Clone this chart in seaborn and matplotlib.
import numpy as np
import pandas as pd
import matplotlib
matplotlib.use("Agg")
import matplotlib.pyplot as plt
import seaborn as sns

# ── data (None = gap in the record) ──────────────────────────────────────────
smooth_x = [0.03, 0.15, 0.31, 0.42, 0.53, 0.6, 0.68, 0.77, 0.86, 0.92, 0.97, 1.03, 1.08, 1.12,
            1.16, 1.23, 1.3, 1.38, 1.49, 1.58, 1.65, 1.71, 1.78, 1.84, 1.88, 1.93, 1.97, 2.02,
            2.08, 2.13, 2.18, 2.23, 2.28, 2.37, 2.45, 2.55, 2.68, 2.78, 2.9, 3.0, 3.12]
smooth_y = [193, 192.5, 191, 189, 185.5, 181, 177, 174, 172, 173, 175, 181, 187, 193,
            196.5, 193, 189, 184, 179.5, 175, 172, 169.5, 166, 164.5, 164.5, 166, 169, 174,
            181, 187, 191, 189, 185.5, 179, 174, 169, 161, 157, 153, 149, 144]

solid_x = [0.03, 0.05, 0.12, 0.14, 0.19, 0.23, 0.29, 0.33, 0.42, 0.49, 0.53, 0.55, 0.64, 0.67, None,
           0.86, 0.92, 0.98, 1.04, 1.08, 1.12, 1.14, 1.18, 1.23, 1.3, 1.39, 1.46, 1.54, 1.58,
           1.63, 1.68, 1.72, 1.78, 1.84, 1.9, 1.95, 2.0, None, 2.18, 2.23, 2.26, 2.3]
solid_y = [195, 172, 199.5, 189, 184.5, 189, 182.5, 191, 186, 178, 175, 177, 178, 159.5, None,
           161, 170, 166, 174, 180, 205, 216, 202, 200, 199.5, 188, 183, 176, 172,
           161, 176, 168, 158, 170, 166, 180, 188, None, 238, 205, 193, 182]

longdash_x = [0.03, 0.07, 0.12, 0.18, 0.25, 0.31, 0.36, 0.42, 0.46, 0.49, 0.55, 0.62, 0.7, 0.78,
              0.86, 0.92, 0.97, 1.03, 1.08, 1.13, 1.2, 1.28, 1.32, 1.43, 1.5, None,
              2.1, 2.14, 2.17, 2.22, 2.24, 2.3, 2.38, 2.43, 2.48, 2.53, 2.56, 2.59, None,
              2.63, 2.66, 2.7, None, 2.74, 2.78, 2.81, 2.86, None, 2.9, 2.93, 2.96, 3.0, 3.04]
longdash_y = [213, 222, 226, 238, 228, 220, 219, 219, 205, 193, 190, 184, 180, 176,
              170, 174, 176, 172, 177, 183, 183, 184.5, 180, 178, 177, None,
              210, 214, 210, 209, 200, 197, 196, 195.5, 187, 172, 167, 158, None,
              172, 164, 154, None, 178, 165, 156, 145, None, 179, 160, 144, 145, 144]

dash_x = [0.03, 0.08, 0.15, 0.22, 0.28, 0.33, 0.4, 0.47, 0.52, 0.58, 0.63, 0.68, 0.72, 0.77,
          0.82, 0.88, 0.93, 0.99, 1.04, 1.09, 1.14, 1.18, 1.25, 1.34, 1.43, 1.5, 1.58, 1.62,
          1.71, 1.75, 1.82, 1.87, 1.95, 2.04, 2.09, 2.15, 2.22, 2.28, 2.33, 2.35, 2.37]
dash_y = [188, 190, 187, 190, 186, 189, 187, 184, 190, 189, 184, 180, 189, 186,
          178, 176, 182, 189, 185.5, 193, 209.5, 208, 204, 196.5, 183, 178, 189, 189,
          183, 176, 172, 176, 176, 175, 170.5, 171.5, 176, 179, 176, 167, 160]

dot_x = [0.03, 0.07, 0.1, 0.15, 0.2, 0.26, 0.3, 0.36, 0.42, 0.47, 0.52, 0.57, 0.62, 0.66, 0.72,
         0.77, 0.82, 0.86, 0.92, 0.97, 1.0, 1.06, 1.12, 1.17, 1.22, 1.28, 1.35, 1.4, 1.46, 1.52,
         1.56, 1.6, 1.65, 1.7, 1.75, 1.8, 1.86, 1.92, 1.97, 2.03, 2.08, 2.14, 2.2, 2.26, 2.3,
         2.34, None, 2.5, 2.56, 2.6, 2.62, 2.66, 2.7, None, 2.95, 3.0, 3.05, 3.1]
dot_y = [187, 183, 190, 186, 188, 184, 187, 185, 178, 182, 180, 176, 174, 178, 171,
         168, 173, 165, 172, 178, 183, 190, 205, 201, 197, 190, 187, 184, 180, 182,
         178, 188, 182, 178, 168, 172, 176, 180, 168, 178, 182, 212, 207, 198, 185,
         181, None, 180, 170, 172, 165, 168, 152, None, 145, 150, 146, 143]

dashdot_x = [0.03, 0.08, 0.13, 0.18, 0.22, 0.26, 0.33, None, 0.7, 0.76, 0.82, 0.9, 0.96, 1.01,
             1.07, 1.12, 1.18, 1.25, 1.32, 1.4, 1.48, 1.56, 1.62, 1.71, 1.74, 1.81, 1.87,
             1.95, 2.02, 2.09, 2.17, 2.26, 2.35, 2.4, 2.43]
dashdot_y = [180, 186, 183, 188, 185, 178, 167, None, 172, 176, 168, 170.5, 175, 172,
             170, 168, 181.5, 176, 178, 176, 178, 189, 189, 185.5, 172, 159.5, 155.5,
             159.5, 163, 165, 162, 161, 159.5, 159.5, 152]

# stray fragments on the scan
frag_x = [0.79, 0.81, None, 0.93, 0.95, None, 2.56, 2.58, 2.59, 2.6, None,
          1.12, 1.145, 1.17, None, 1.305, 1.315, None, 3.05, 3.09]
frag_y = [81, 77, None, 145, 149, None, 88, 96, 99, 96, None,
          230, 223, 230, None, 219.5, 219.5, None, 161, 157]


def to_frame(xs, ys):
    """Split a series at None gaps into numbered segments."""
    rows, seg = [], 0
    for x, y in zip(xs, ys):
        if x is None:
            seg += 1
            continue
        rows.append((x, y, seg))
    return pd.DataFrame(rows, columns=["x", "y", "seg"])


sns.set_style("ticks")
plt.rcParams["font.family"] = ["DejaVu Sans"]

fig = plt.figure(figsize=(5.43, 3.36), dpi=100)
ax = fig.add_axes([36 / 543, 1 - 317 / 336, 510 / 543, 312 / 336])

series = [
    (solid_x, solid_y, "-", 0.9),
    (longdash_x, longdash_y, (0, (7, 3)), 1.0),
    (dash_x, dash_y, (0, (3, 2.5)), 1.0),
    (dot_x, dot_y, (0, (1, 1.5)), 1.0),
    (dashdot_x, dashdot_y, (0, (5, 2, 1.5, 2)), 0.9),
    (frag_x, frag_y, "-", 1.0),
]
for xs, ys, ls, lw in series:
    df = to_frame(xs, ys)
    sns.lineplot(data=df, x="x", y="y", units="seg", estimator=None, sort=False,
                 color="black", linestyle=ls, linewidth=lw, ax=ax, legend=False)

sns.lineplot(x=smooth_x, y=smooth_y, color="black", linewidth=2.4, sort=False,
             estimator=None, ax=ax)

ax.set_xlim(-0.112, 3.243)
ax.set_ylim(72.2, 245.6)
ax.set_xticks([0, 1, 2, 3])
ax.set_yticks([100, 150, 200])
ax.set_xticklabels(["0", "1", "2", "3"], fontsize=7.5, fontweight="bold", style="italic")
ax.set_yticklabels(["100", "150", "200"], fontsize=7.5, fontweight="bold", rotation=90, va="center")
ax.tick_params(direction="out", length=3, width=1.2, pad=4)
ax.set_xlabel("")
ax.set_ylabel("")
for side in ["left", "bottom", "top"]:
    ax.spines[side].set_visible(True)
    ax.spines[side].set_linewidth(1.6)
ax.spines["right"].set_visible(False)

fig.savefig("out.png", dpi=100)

--

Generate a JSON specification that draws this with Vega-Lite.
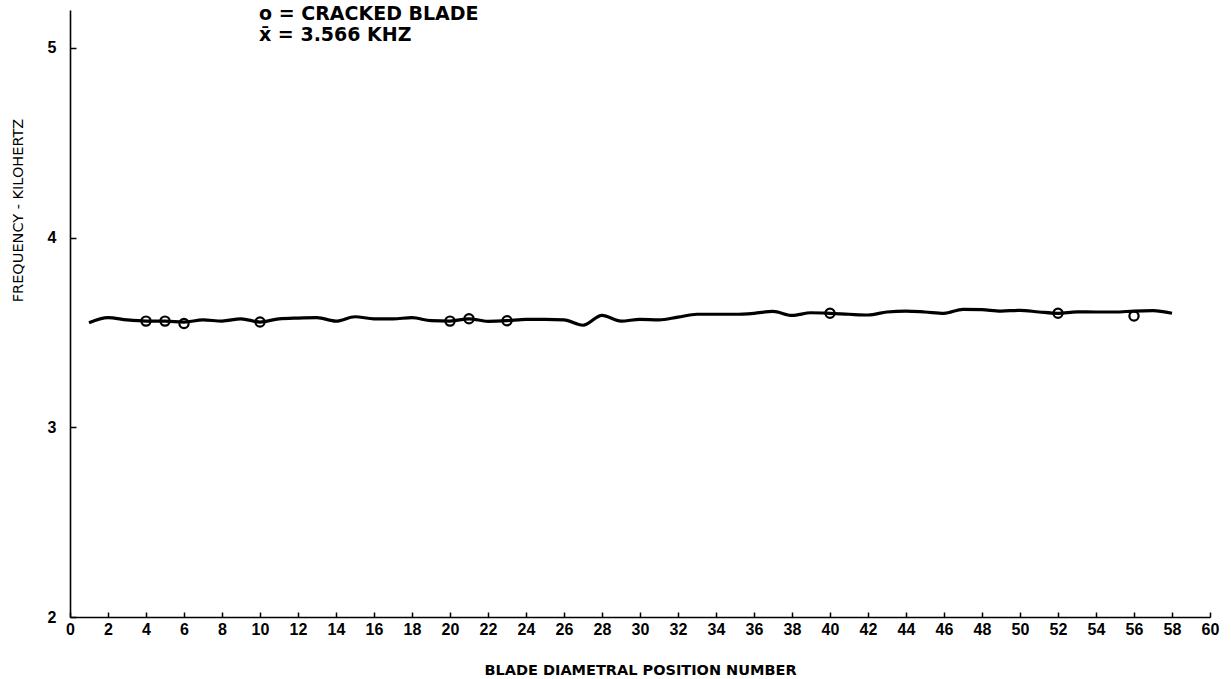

---

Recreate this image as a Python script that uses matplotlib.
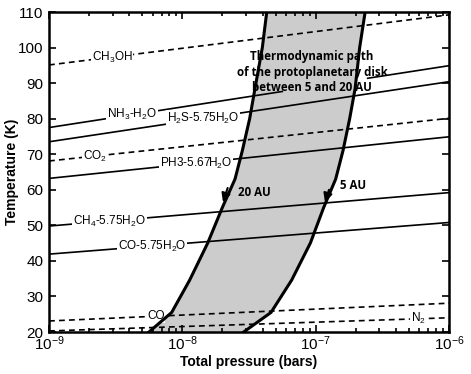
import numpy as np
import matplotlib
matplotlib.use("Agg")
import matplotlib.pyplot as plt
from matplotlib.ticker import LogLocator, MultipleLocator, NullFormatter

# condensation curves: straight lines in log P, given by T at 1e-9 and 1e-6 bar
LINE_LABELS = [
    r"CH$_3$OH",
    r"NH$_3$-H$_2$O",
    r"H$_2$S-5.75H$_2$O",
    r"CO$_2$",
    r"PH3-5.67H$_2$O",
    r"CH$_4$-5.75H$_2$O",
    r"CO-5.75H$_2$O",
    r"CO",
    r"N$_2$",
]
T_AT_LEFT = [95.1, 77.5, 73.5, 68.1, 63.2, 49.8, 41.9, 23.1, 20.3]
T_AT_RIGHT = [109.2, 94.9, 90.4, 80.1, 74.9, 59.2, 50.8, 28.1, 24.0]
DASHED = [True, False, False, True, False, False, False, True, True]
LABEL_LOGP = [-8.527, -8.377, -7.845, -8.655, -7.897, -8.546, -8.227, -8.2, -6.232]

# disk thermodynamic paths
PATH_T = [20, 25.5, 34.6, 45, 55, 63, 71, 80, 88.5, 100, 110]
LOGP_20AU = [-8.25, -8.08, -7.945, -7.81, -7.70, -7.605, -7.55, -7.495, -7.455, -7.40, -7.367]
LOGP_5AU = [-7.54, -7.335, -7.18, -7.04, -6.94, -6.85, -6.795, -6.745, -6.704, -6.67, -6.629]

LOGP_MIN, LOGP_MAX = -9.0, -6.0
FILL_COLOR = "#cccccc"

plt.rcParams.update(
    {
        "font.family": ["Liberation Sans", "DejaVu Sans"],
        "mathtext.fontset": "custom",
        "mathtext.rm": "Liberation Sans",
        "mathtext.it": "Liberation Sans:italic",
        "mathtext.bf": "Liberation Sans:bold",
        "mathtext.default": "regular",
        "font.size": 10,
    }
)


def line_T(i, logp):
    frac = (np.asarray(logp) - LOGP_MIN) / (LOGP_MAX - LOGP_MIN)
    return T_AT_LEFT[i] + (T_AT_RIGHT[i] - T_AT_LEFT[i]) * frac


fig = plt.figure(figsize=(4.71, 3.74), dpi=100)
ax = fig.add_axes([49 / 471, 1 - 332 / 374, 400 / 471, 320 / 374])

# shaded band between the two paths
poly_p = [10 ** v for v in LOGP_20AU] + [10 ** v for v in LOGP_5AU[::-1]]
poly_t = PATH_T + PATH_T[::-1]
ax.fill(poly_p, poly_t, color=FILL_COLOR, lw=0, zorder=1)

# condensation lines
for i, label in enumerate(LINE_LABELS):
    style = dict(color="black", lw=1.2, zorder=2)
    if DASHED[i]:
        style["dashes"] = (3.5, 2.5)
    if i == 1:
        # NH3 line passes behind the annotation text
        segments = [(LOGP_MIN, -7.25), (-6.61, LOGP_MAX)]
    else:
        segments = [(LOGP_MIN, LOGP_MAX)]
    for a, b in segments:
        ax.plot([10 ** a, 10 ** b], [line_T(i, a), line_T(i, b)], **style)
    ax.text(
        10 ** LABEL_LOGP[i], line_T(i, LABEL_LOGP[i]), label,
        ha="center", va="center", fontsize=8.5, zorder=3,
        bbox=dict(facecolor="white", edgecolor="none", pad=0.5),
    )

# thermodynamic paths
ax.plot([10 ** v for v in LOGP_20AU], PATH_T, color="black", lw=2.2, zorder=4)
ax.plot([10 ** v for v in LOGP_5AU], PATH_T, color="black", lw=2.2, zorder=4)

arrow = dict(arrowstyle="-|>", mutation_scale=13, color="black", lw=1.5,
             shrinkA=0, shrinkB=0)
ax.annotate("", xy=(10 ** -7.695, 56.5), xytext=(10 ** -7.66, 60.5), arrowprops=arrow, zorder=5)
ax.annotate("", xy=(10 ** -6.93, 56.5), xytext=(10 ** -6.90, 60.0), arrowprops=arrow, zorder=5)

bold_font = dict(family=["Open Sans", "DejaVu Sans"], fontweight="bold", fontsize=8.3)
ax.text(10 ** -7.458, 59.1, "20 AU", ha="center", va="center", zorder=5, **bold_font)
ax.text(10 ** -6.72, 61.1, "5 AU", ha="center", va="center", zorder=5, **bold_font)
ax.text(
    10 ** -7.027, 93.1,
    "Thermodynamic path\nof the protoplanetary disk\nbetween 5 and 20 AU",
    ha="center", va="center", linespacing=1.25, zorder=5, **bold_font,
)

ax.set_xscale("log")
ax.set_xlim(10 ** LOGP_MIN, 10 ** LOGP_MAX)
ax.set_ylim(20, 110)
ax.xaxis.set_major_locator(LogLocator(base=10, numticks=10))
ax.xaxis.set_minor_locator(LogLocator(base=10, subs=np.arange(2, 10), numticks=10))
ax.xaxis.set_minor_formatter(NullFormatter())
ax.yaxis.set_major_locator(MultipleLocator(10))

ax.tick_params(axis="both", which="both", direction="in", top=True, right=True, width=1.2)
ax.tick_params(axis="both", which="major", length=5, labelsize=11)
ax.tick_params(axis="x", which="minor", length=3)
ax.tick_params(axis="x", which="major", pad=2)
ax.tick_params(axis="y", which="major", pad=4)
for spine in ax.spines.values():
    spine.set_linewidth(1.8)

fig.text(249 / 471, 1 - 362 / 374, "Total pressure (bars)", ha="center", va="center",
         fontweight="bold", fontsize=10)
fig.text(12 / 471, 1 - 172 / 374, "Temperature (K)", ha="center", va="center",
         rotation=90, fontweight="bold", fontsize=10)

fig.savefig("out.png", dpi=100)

| TASK GOAL |
Within the listing above, extract exactly the lines from the line with "Clone this chart in seaborn and matplotlib." to the line with "205, 193, 182]", the two named lines included, and no others.

| SOLUTION TO THIS TASK |
Clone this chart in seaborn and matplotlib.
import numpy as np
import pandas as pd
import matplotlib
matplotlib.use("Agg")
import matplotlib.pyplot as plt
import seaborn as sns

# ── data (None = gap in the record) ──────────────────────────────────────────
smooth_x = [0.03, 0.15, 0.31, 0.42, 0.53, 0.6, 0.68, 0.77, 0.86, 0.92, 0.97, 1.03, 1.08, 1.12,
            1.16, 1.23, 1.3, 1.38, 1.49, 1.58, 1.65, 1.71, 1.78, 1.84, 1.88, 1.93, 1.97, 2.02,
            2.08, 2.13, 2.18, 2.23, 2.28, 2.37, 2.45, 2.55, 2.68, 2.78, 2.9, 3.0, 3.12]
smooth_y = [193, 192.5, 191, 189, 185.5, 181, 177, 174, 172, 173, 175, 181, 187, 193,
            196.5, 193, 189, 184, 179.5, 175, 172, 169.5, 166, 164.5, 164.5, 166, 169, 174,
            181, 187, 191, 189, 185.5, 179, 174, 169, 161, 157, 153, 149, 144]

solid_x = [0.03, 0.05, 0.12, 0.14, 0.19, 0.23, 0.29, 0.33, 0.42, 0.49, 0.53, 0.55, 0.64, 0.67, None,
           0.86, 0.92, 0.98, 1.04, 1.08, 1.12, 1.14, 1.18, 1.23, 1.3, 1.39, 1.46, 1.54, 1.58,
           1.63, 1.68, 1.72, 1.78, 1.84, 1.9, 1.95, 2.0, None, 2.18, 2.23, 2.26, 2.3]
solid_y = [195, 172, 199.5, 189, 184.5, 189, 182.5, 191, 186, 178, 175, 177, 178, 159.5, None,
           161, 170, 166, 174, 180, 205, 216, 202, 200, 199.5, 188, 183, 176, 172,
           161, 176, 168, 158, 170, 166, 180, 188, None, 238, 205, 193, 182]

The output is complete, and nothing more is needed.